Warlords controlled Mogadishu for 15 years, but have became isolated as the influence of the Islamists has grown.

The transitional government is too weak to base itself in the capital and talks with the Union of Islamic Courts have faltered over the issue of foreign troops.

Islamist leaders say they are opposed to foreign troops entering Mogadishu, where they say the Islamist militia has already restored order.


HornAfrik journalist Mohamed Ibrahim Mualimu in Jowhar says the city itself is now calm, with many residents either staying indoors or fleeing, but gunfire can still be heard on the outskirts.

The fighting was between the Islamist fighters and those of the remaining alliance militia allied to Jowhar's main warlord Mohamed Dhere.

The warlords who fled from Mogadishu, including sacked minister Mohamed Afrah Qanyare, went further north overnight towards El Bur in the central Somali region of Galgudud, say reporters.

The attack on Jowhar came from the north and south, even though the Islamic fighters had been camped to the south.

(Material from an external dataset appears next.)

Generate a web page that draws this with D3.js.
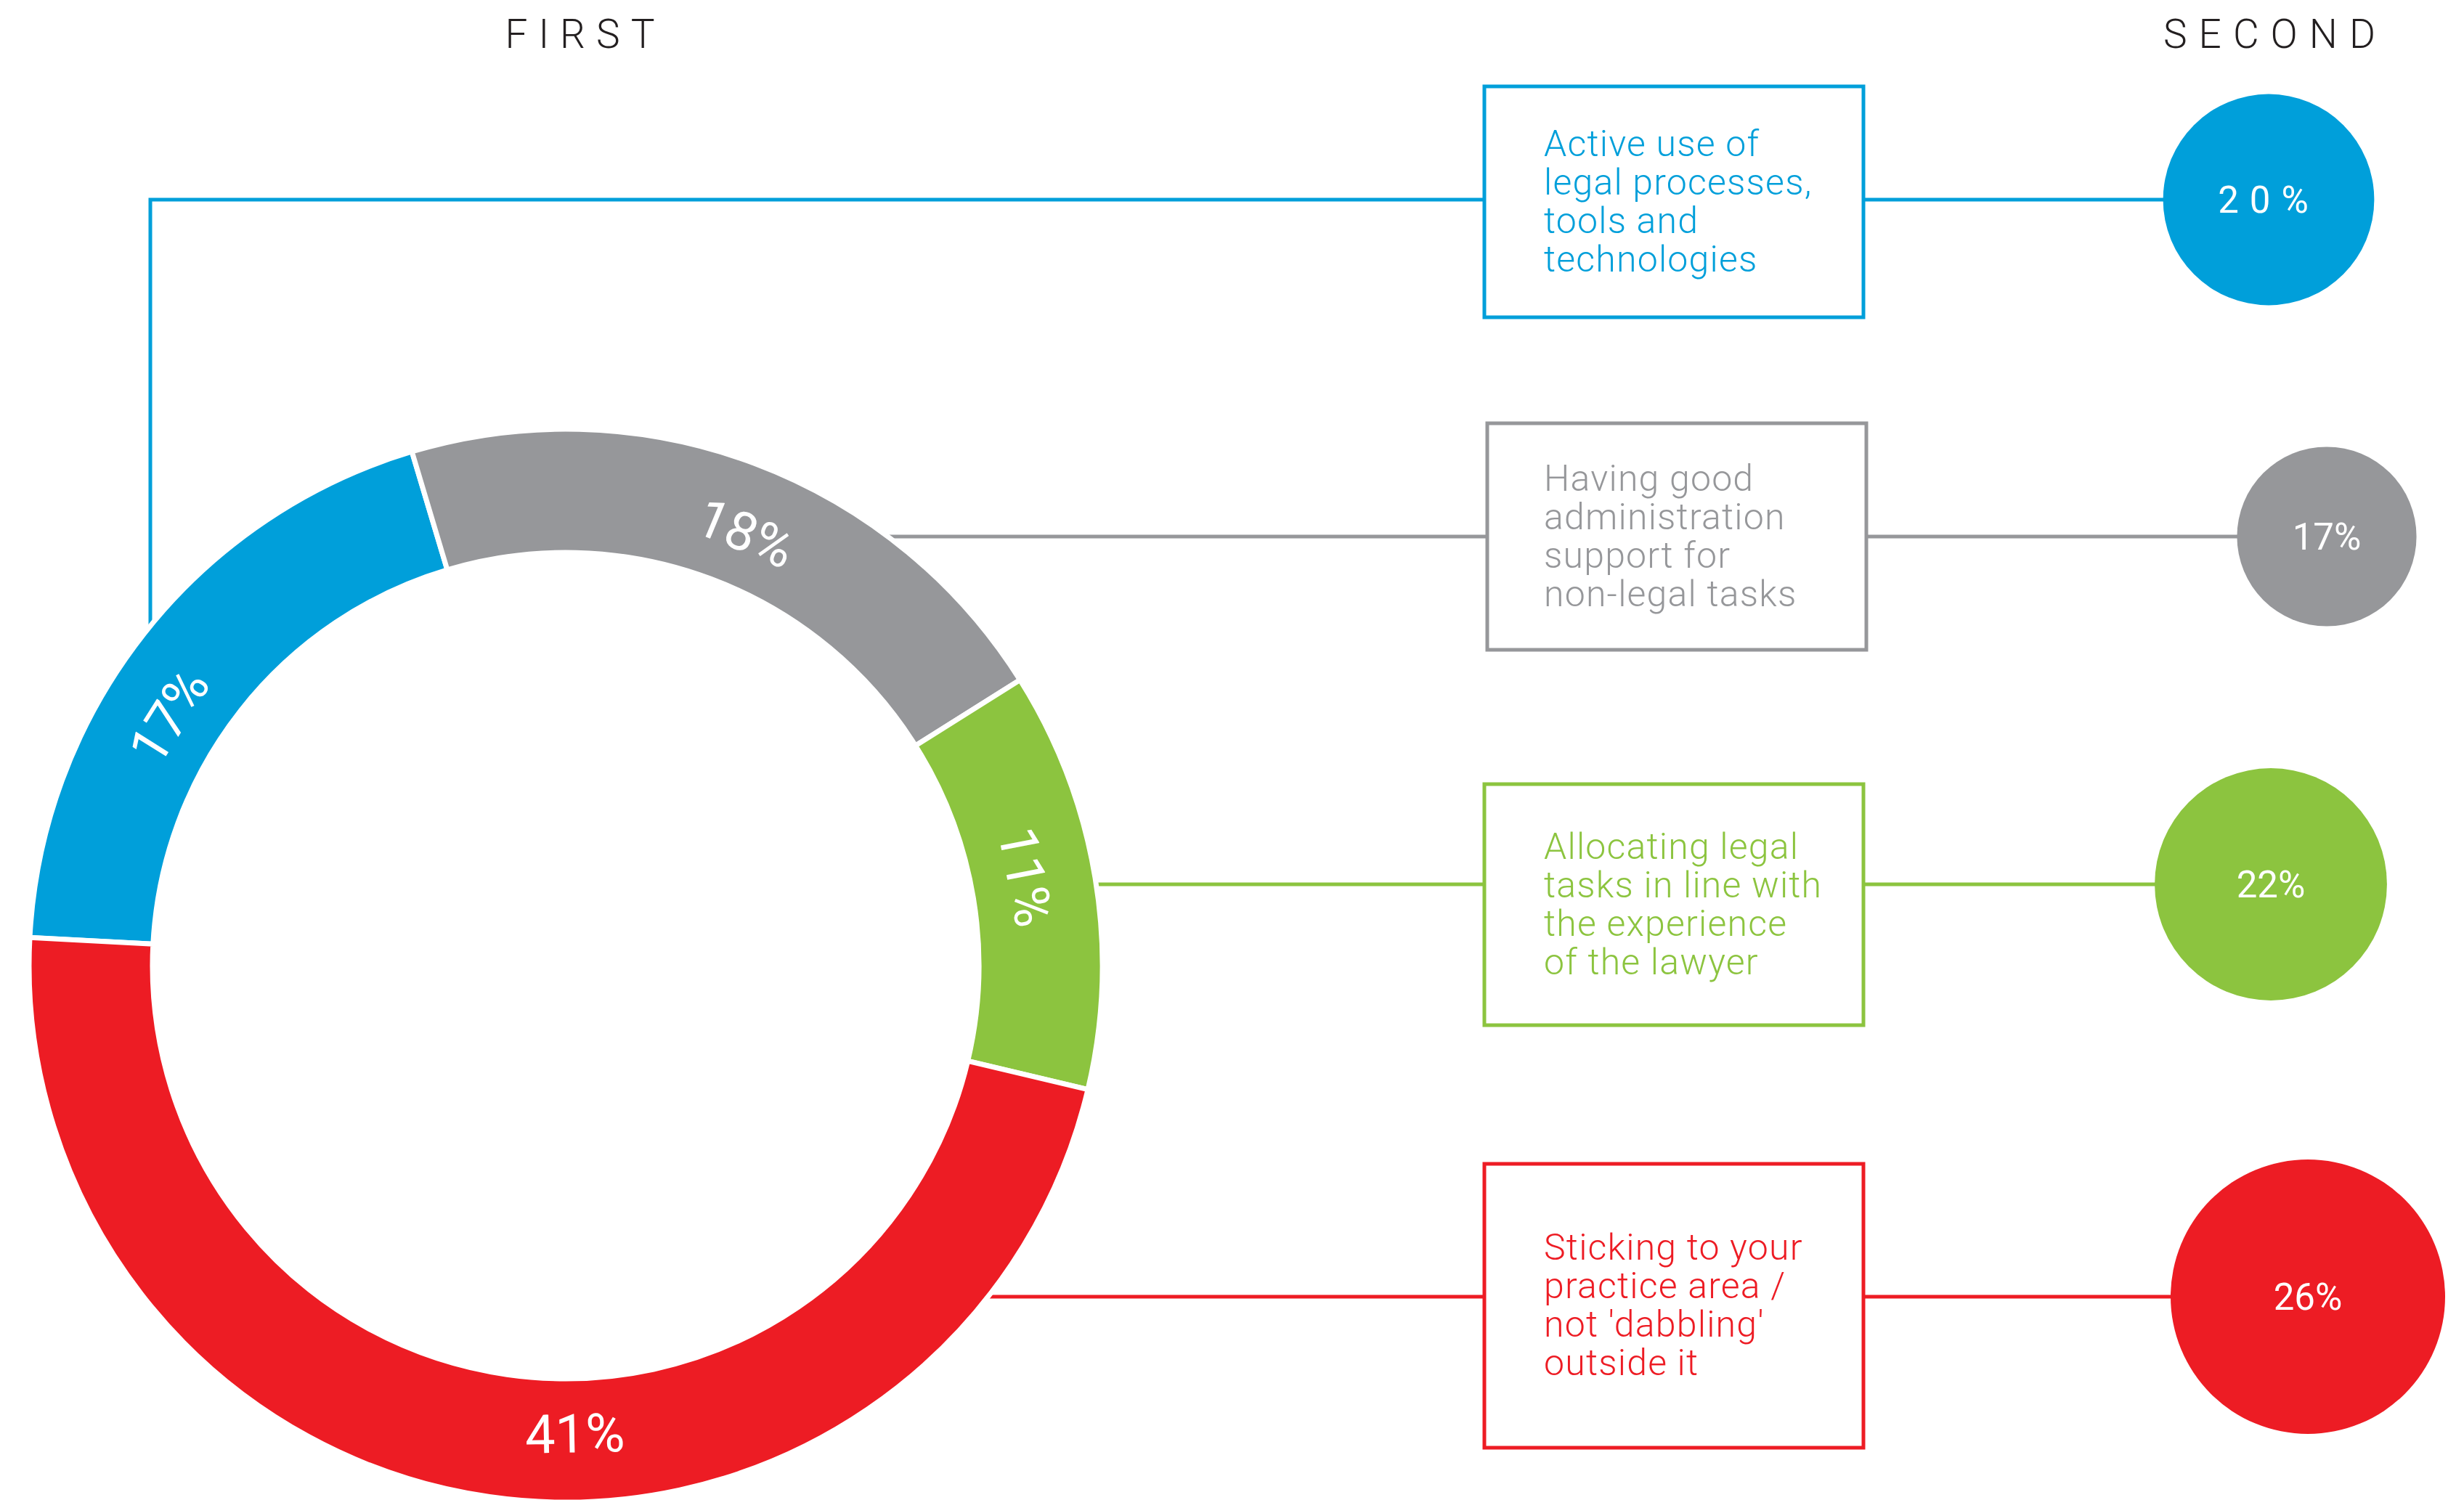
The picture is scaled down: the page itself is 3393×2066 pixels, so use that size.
<!DOCTYPE html>
<html>
<head>
<meta charset="utf-8">
<script src="https://cdn.jsdelivr.net/npm/d3@7"></script>
<style>
  html, body { margin: 0; padding: 0; background: #ffffff; overflow: hidden; }
  svg { display: block; }
  text { font-family: Roboto, "Open Sans", sans-serif; }
</style>
</head>
<body>
<svg id="chart" width="3393" height="2066"></svg>
<script>
// ---------------- DATA ----------------
const categories = [
  "Active use of legal processes, tools and technologies",
  "Having good administration support for non-legal tasks",
  "Allocating legal tasks in line with the experience of the lawyer",
  "Sticking to your practice area / not 'dabbling' outside it"
];
const categoryLines = [
  ["Active use of", "legal processes,", "tools and", "technologies"],
  ["Having good", "administration", "support for", "non-legal tasks"],
  ["Allocating legal", "tasks in line with", "the experience", "of the lawyer"],
  ["Sticking to your", "practice area /", "not 'dabbling'", "outside it"]
];
const firstValues = [17, 18, 11, 41];
const secondValues = [20, 17, 22, 26];
const seriesTitles = ["FIRST", "SECOND"];
const colors = ["#009FDA", "#96979A", "#8CC43F", "#ED1C24"];

// ---------------- LAYOUT ----------------
const W = 3393, H = 2066;
const donut = { cx: 779, cy: 1330, outer: 739, inner: 569 };
const rowY = [275, 739, 1218, 1786];
const boxTop = [119, 583, 1080, 1603];
const boxBottom = [437, 895, 1412, 1994];
const boxShift = [0, 4, 0, 0];
const boxX0 = 2044, boxX1 = 2566, textX = 2126;
const circleCx = [3124, 3204, 3127, 3178];
const labelAngleShift = [-6, 2, -1.5, -9.3]; // degrees, label placement nudge
const labelR = 645;
const blueElbowX = 207;
const lineH = 53;

const svg = d3.select("#chart");

// Titles
svg.append("text")
  .attr("x", 806).attr("y", 66)
  .attr("text-anchor", "middle")
  .attr("font-size", 55).attr("font-weight", 300)
  .attr("letter-spacing", 15)
  .attr("fill", "#231F20")
  .text(seriesTitles[0]);
svg.append("text")
  .attr("x", 3133).attr("y", 66)
  .attr("text-anchor", "middle")
  .attr("font-size", 55).attr("font-weight", 300)
  .attr("letter-spacing", 16)
  .attr("fill", "#231F20")
  .text(seriesTitles[1]);

// Radius scale for second circles (linear in radius)
const rScale = d3.scaleLinear().domain([0, d3.max(secondValues)]).range([0, 189]);

// Connector lines (drawn first, beneath the ring and circles)
const conn = svg.append("g").attr("fill", "none").attr("stroke-width", 5);
categories.forEach((c, i) => {
  const y = rowY[i];
  const bx0 = boxX0 + boxShift[i], bx1 = boxX1 + boxShift[i];
  if (i === 0) {
    const edgeY = donut.cy - Math.sqrt(donut.outer ** 2 - (blueElbowX - donut.cx) ** 2);
    conn.append("path")
      .attr("d", d3.line()([[bx0, y], [blueElbowX, y], [blueElbowX, edgeY]]))
      .attr("stroke", colors[i]);
  } else {
    const edgeX = donut.cx + Math.sqrt(donut.outer ** 2 - (y - donut.cy) ** 2);
    conn.append("line")
      .attr("x1", edgeX).attr("x2", bx0).attr("y1", y).attr("y2", y)
      .attr("stroke", colors[i]);
  }
  conn.append("line")
    .attr("x1", bx1).attr("x2", circleCx[i]).attr("y1", y).attr("y2", y)
    .attr("stroke", colors[i]);
});

// Donut
const pie = d3.pie().sort(null)
  .startAngle(-87 * Math.PI / 180)
  .endAngle(-87 * Math.PI / 180 + 2 * Math.PI);
const arcs = pie(firstValues);
const arc = d3.arc().innerRadius(donut.inner).outerRadius(donut.outer);
const gDonut = svg.append("g").attr("transform", `translate(${donut.cx},${donut.cy})`);
gDonut.selectAll("path.seg").data(arcs).join("path")
  .attr("class", "seg")
  .attr("d", arc)
  .attr("fill", (d, i) => colors[i])
  .attr("stroke", "#ffffff")
  .attr("stroke-width", 7);

gDonut.selectAll("text.lab").data(arcs).join("text")
  .attr("class", "lab")
  .attr("transform", (d, i) => {
    const a = (d.startAngle + d.endAngle) / 2 + labelAngleShift[i] * Math.PI / 180;
    const x = labelR * Math.sin(a), y = -labelR * Math.cos(a);
    let deg = a * 180 / Math.PI;
    if (deg > 90 && deg < 270) deg -= 180;
    return `translate(${x},${y}) rotate(${deg})`;
  })
  .attr("text-anchor", "middle")
  .attr("dominant-baseline", "central")
  .attr("font-size", 74).attr("font-weight", 400)
  .attr("fill", "#ffffff")
  .text(d => d.data + "%");

// Boxes + text
const gBox = svg.append("g");
categories.forEach((c, i) => {
  const bx0 = boxX0 + boxShift[i], bx1 = boxX1 + boxShift[i];
  gBox.append("rect")
    .attr("x", bx0).attr("y", boxTop[i])
    .attr("width", bx1 - bx0).attr("height", boxBottom[i] - boxTop[i])
    .attr("fill", "#ffffff")
    .attr("stroke", colors[i]).attr("stroke-width", 5);
  const cyB = (boxTop[i] + boxBottom[i]) / 2;
  const lines = categoryLines[i];
  const firstBase = cyB - (lines.length - 1) / 2 * lineH + 16;
  const t = gBox.append("text")
    .attr("font-size", 50).attr("font-weight", 300)
    .attr("letter-spacing", 1.2)
    .attr("fill", colors[i]);
  lines.forEach((ln, k) => {
    t.append("tspan").attr("x", textX).attr("y", firstBase + k * lineH).text(ln);
  });
});

// Second circles
const gCirc = svg.append("g");
gCirc.selectAll("circle").data(secondValues).join("circle")
  .attr("cx", (d, i) => circleCx[i])
  .attr("cy", (d, i) => rowY[i])
  .attr("r", d => rScale(d))
  .attr("fill", (d, i) => colors[i]);
gCirc.selectAll("text").data(secondValues).join("text")
  .attr("x", (d, i) => circleCx[i])
  .attr("y", (d, i) => rowY[i])
  .attr("text-anchor", "middle")
  .attr("dominant-baseline", "central")
  .attr("font-size", 51).attr("font-weight", 400)
  .attr("letter-spacing", (d, i) => i === 0 ? 15 : 0)
  .attr("fill", "#ffffff")
  .text(d => d + "%");
</script>
</body>
</html>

Four warlords are still holed up in the north of the capital and are threatening to resist the Union of Islamic Courts - who now control the capital - and their militia.

Islamist leader Sharif Shaikh Ahmed announced a night-time curfew (2000 to 0500), and said Jowhar elders should form a new local administration with the Islamic Courts responsible for security and justice.


The transitional government, which is based in Baidoa 250km from Mogadishu, only controls a small part of country that has not had a functioning national authority for 15 years.

Under their proposals, the peacekeeping force would arrive in two phases - the first involving only troops from Uganda and Sudan.

Facts and figures about life in Somalia

The second phase could involve troops from other regional countries including Ethiopia, which has backed some warlords.

The interim government has asked the United Nations to lift its arms embargo in the country.

On Tuesday, East African countries imposed immediate sanctions on the warlords who once controlled Mogadishu.

Kenya's Foreign Minister Raphael Tuju described the Islamist takeover as a "popular uprising".

"It is obvious that the dislodged warlords still pose a threat to the security of Mogadishu and the country at large," Mr Tuju said.

"In this regard, it is important for Igad member states to support the transitional federal government to assume full control of the capital, Mogadishu, and the country as a whole."

The US says it will form a Somalia Contact Group in New York on Thursday to discuss the situation there.

But the Arab League and Kenya have criticised the US for restricting invitations to the meeting to Britain, Norway, Sweden, Italy, Tanzania and representatives from the European Union. The United Nations and African Union have also been invited to observe.

Somali President Abdullahi Yusuf and some Kenya-based diplomats have criticised the US for supporting the warlords.

The US has neither confirmed nor denied the reports but says it will stop Somalia becoming a safe haven for terrorists.